Back from the dead: Gilbert’s potoroo
SHE’S KNOWN SIMPLY as 216. But she’s unquestionably special, and as the small, black bag is peeled back to reveal her long snout and large dark eyes she’s greeted with a hushed ripple of reverential “oohs” and “aahs”.
This is the 216th Gilbert’s potoroo to be counted since the species was rediscovered in 1994 after a century on our list of extinct mammals. One of just 100 that remain, this is arguably the world’s rarest marsupial: a rabbit-sized, wallaby-like, ball of soft fur that lives almost exclusively on native truffles.
We’re in a bush enclosure near Two Peoples Bay Nature Reserve, on the south coast of Western Australia. And the small audience being given this rare viewing includes volunteers who’ve been labouring to maintain the 8.2km predator-proof fence surrounding a new 380ha reserve, where 216 will eventually be released. “It’s such a privilege,” whispers Jonica Foss, of Perth, here to pull plants from around the fence to stop cats clambering over. “To think there are so few left and we’ve just seen one!”
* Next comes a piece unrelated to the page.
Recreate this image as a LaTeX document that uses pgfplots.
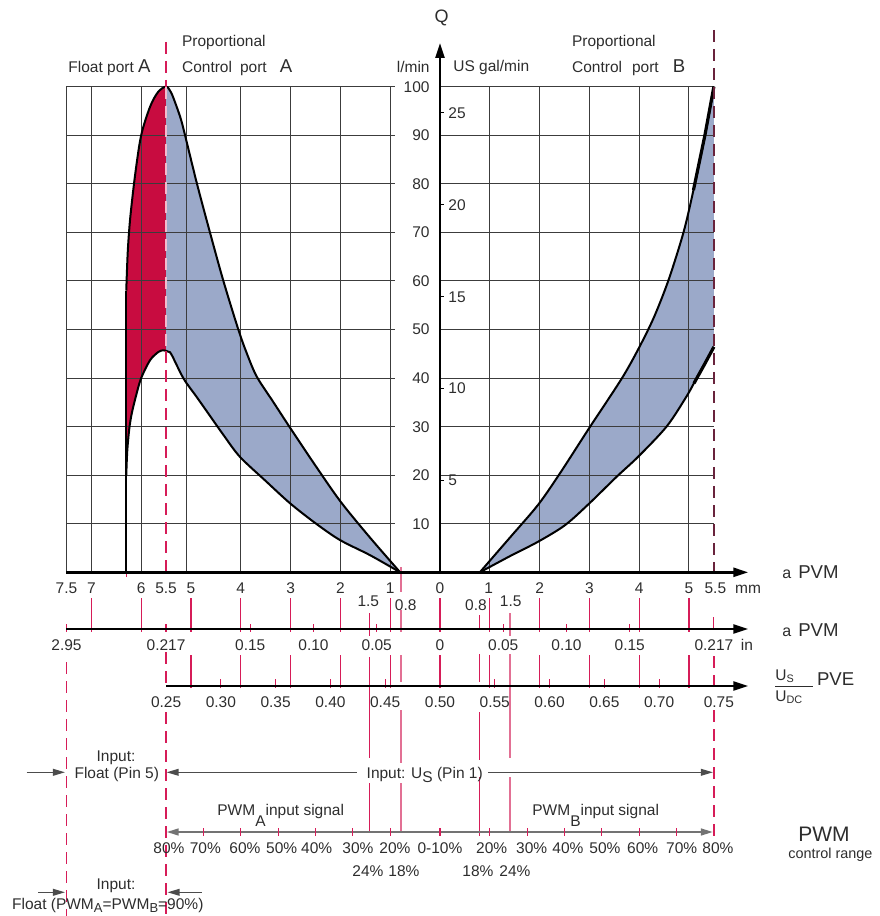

The man who’s headed the recovery program since it began in 1999 is Dr Tony Friend, a scientist with WA’s Department of Environment and Conservation. When we last spoke to him about the potoroo’s plight (AG 88) there was little good news. The only natural population, at Two Peoples Bay, had been secured but was at maximum capacity of about 30. The species still hung on a knife edge with the real threat that one fire could wipe it out for good.
Gilbert’s potoroo is the comeback king
“We tried captive breeding,” Tony says. “And other things, like cross-fostering – using surrogates from another potoroo species to raise babies.” But all had proved expensive with little success.
Then, in 2005, the decision was made to risk a couple of adults to establish an ‘ark’ population on 800ha Bald Island, 25km east of Two Peoples Bay. It had already been used with success to build a population of noisy scrub birds, another species rediscovered in the 1960s at Two Peoples Bay (see map, below). The calculated gamble on Bald Island – which is free from the foxes and feral cats that have been largely responsible for the demise of Gilbert’s potoroo and so many other mammal and bird species – worked.
After 10 potoroos were released on Bald Island they began breeding, and by early 2010 numbers were great enough to start a second mainland population. Work finished on the new feral-free enclosure where 216 will eventually be released, and at the time of going to press there’d been three mainland releases of Bald Island potoroos and a fourth helicopter airlift of animals was being planned for later this year.
With the Gilbert’s potoroo population now at a little more than three times what it was when it was rediscovered in 1994 and spread across three locations, Tony’s finally comfortable in acknowledging the species has a good chance. “Although,” he cautions – after giving 216 a health check and gently releasing her back into her temporary bush home – “we’ve still got a long way to go.”